6. Frame‑rate considerations – A modest 2 Hz resolution suffices for the evaluated metrics; extremely low frame‑rates (e.g., 0.5 Hz in MULE) cripple boundary detection, while very high rates in codec models do not translate into better structural understanding because the underlying representations lack long‑range context.

Implications
The study demonstrates that a simple linear head can extract meaningful structural information from a well‑pre‑trained MLM encoder, meaning the encoder itself already encodes long‑range musical relationships. Consequently, future work on music generation evaluation could adopt such encoders as more structure‑aware metrics, potentially replacing or augmenting current distance‑based measures like Fréchet Audio Distance. Moreover, the findings guide the design of next‑generation FAEs: prioritize masked language modeling on large, full‑track music corpora and provide sufficiently long context windows (≥30 s) during pre‑training.

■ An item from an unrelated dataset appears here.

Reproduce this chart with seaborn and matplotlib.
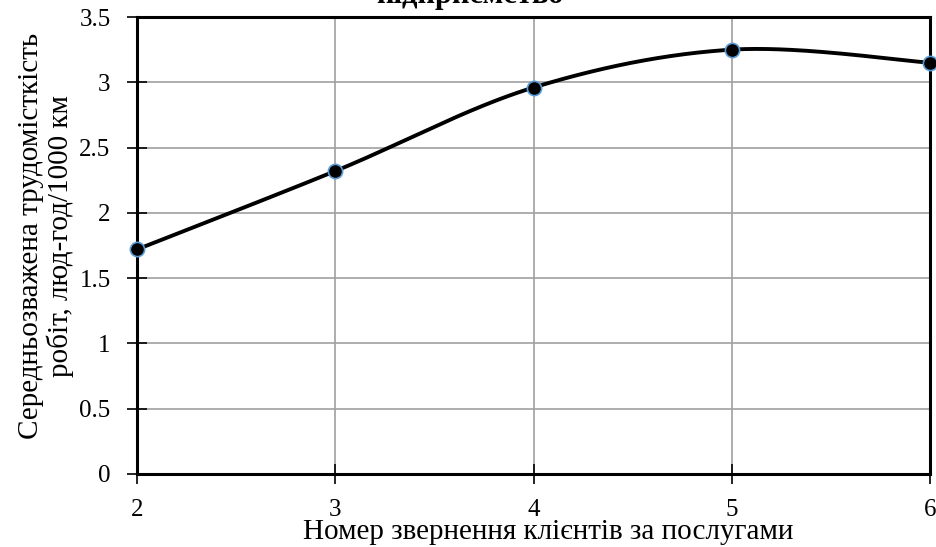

Limitations and future directions

• Only one downstream architecture (linear probing) was examined; richer heads (e.g., temporal convolution or recurrent layers) might further exploit encoder features.
• Experiments are confined to the Harmonix dataset; cross‑genre and cross‑cultural validation would strengthen generality claims.
• Large Transformers (MusicFM, MER‑T 330 M) are computationally heavy; exploring lightweight MLM models that retain long‑context awareness is an open challenge.

Conclusion
Foundational audio encoders that are pretrained with masked language modeling on extensive music data and that operate with long temporal contexts are the most effective for music structure analysis. Contrastive‑learning and codec‑based encoders, as well as models trained solely on generic audio tagging, fall short. These insights pave the way for more structure‑aware MIR systems and provide a solid baseline for future research integrating FAEs into music generation evaluation and long‑form music understanding.